New Delhi: A recent research led by US scientists identifies the genetic mechanism which is responsible for evolutionary adaptation to toxic pollution observed in wild Atlantic killifish populations.
The Atlantic killifish is renowned for its ability to tolerate large fluctuations in temperature, salinity and oxygen levels.
However, its rapid adaptation to the normally lethal levels of toxic pollution found in some urban estuaries in the US is unusual, even for such a hardy species.
A report by a collaborative team of research institutions including the University of Birmingham, found that some populations of killifish are up to 8,000 times more resistant than others to highly toxic industrial pollutants such as dioxins, heavy metals and hydrocarbons.

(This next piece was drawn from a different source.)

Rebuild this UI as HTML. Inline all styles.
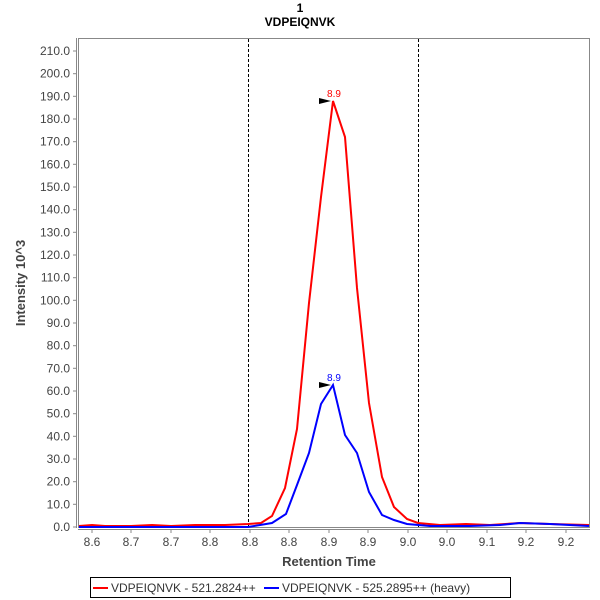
<!DOCTYPE html>
<html><head><style>body{margin:0;background:#fff}svg{display:block}</style></head><body>
<svg width="600" height="600" xmlns="http://www.w3.org/2000/svg" font-family="Liberation Sans, DejaVu Sans, sans-serif">
<rect width="600" height="600" fill="#fff"/>
<text x="300" y="12" text-anchor="middle" font-size="12" font-weight="bold">1</text>
<text x="300" y="26" text-anchor="middle" font-size="12" font-weight="bold">VDPEIQNVK</text>
<rect x="78.5" y="38.5" width="511" height="489" fill="none" stroke="#888"/>
<line x1="76.5" y1="38" x2="76.5" y2="528" stroke="#888"/>
<line x1="78" y1="529.5" x2="590" y2="529.5" stroke="#888"/>
<g font-size="12" fill="#444" text-anchor="end">
<text x="70" y="531">0.0</text><text x="70" y="508.3">10.0</text><text x="70" y="485.7">20.0</text><text x="70" y="463">30.0</text><text x="70" y="440.3">40.0</text><text x="70" y="417.7">50.0</text><text x="70" y="395">60.0</text><text x="70" y="372.3">70.0</text><text x="70" y="349.7">80.0</text><text x="70" y="327">90.0</text><text x="70" y="304.3">100.0</text><text x="70" y="281.7">110.0</text><text x="70" y="259">120.0</text><text x="70" y="236.3">130.0</text><text x="70" y="213.7">140.0</text><text x="70" y="191">150.0</text><text x="70" y="168.3">160.0</text><text x="70" y="145.7">170.0</text><text x="70" y="123">180.0</text><text x="70" y="100.3">190.0</text><text x="70" y="77.7">200.0</text><text x="70" y="55">210.0</text>
</g>
<g stroke="#888"><line x1="73" x2="76" y1="527" y2="527"/><line x1="73" x2="76" y1="504.3" y2="504.3"/><line x1="73" x2="76" y1="481.7" y2="481.7"/><line x1="73" x2="76" y1="459" y2="459"/><line x1="73" x2="76" y1="436.3" y2="436.3"/><line x1="73" x2="76" y1="413.7" y2="413.7"/><line x1="73" x2="76" y1="391" y2="391"/><line x1="73" x2="76" y1="368.3" y2="368.3"/><line x1="73" x2="76" y1="345.7" y2="345.7"/><line x1="73" x2="76" y1="323" y2="323"/><line x1="73" x2="76" y1="300.3" y2="300.3"/><line x1="73" x2="76" y1="277.7" y2="277.7"/><line x1="73" x2="76" y1="255" y2="255"/><line x1="73" x2="76" y1="232.3" y2="232.3"/><line x1="73" x2="76" y1="209.7" y2="209.7"/><line x1="73" x2="76" y1="187" y2="187"/><line x1="73" x2="76" y1="164.3" y2="164.3"/><line x1="73" x2="76" y1="141.7" y2="141.7"/><line x1="73" x2="76" y1="119" y2="119"/><line x1="73" x2="76" y1="96.3" y2="96.3"/><line x1="73" x2="76" y1="73.7" y2="73.7"/><line x1="73" x2="76" y1="51" y2="51"/></g>
<g stroke="#000" stroke-dasharray="3,2"><line x1="248.5" y1="39" x2="248.5" y2="527"/><line x1="418.5" y1="39" x2="418.5" y2="527"/></g>
<polyline fill="none" stroke="#f00" stroke-width="2" points="79,526 92,525 105,526 131,526 152,525 171,526 195,525 225,525 248,524 261,523 272,516 285,488 297,429 309,303 321,197 333,101 345,137 357,288 369,403 382,477 394,507 407,519 418,523 440,525 466,524 490,525 520,523 550,524 589,525"/>
<polyline fill="none" stroke="#00f" stroke-width="2" points="79,527 150,527 248,527 272,523 286,514 297,485 309,453 321,404 333,385 345,435 357,453 369,492 382,515 394,520 407,524 430,526 470,526 500,525 520,523 550,524 589,526"/>
<polygon points="319,98 331,101 319,104" fill="#000"/>
<polygon points="319,382 331,385 319,388" fill="#000"/>
<text x="334" y="97" text-anchor="middle" font-size="10" fill="#f00">8.9</text>
<text x="334" y="381" text-anchor="middle" font-size="10" fill="#00f">8.9</text>
<g font-size="12" fill="#444" text-anchor="middle">
<text x="92" y="546">8.6</text><text x="131" y="546">8.7</text><text x="171" y="546">8.7</text><text x="210" y="546">8.8</text><text x="250" y="546">8.8</text><text x="289" y="546">8.8</text><text x="329" y="546">8.9</text><text x="368" y="546">8.9</text><text x="408" y="546">9.0</text><text x="447" y="546">9.0</text><text x="487" y="546">9.1</text><text x="526" y="546">9.2</text><text x="566" y="546">9.2</text>
</g>
<g stroke="#888"><line x1="92" y1="530" x2="92" y2="533"/><line x1="131" y1="530" x2="131" y2="533"/><line x1="171" y1="530" x2="171" y2="533"/><line x1="210" y1="530" x2="210" y2="533"/><line x1="250" y1="530" x2="250" y2="533"/><line x1="289" y1="530" x2="289" y2="533"/><line x1="329" y1="530" x2="329" y2="533"/><line x1="368" y1="530" x2="368" y2="533"/><line x1="408" y1="530" x2="408" y2="533"/><line x1="447" y1="530" x2="447" y2="533"/><line x1="487" y1="530" x2="487" y2="533"/><line x1="526" y1="530" x2="526" y2="533"/><line x1="566" y1="530" x2="566" y2="533"/></g>
<text x="329" y="566" text-anchor="middle" font-size="13" font-weight="bold" fill="#444">Retention Time</text>
<text transform="translate(25,283) rotate(-90)" text-anchor="middle" font-size="13" font-weight="bold" fill="#444">Intensity 10^3</text>
<rect x="90.5" y="577.5" width="420" height="20" fill="#fff" stroke="#000"/>
<line x1="93" y1="588" x2="108" y2="588" stroke="#f00" stroke-width="2"/>
<text x="111" y="592" font-size="12" fill="#333">VDPEIQNVK - 521.2824++</text>
<line x1="264" y1="588" x2="279" y2="588" stroke="#00f" stroke-width="2"/>
<text x="282" y="592" font-size="12" fill="#333">VDPEIQNVK - 525.2895++ (heavy)</text>
</svg>
</body></html>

The team analysed the genomes of four wild populations of pollution-tolerant killifish compared with four non-tolerant populations, to identify the mechanism behind this adaptation.
They found that the genes responsible for the trait were those involved in the aryl hydrocarbon receptor (AHR) signalling pathway, which combined with observations of desensitisation of this pathway in tolerant populations, led them to conclude that the AHR pathway is a key target of natural selection.
The team also showed that the potentially negative effects of desensitisation of the AHR pathway were ameliorated through compensatory adaptations in terms of cell cycle regulation and immune system function.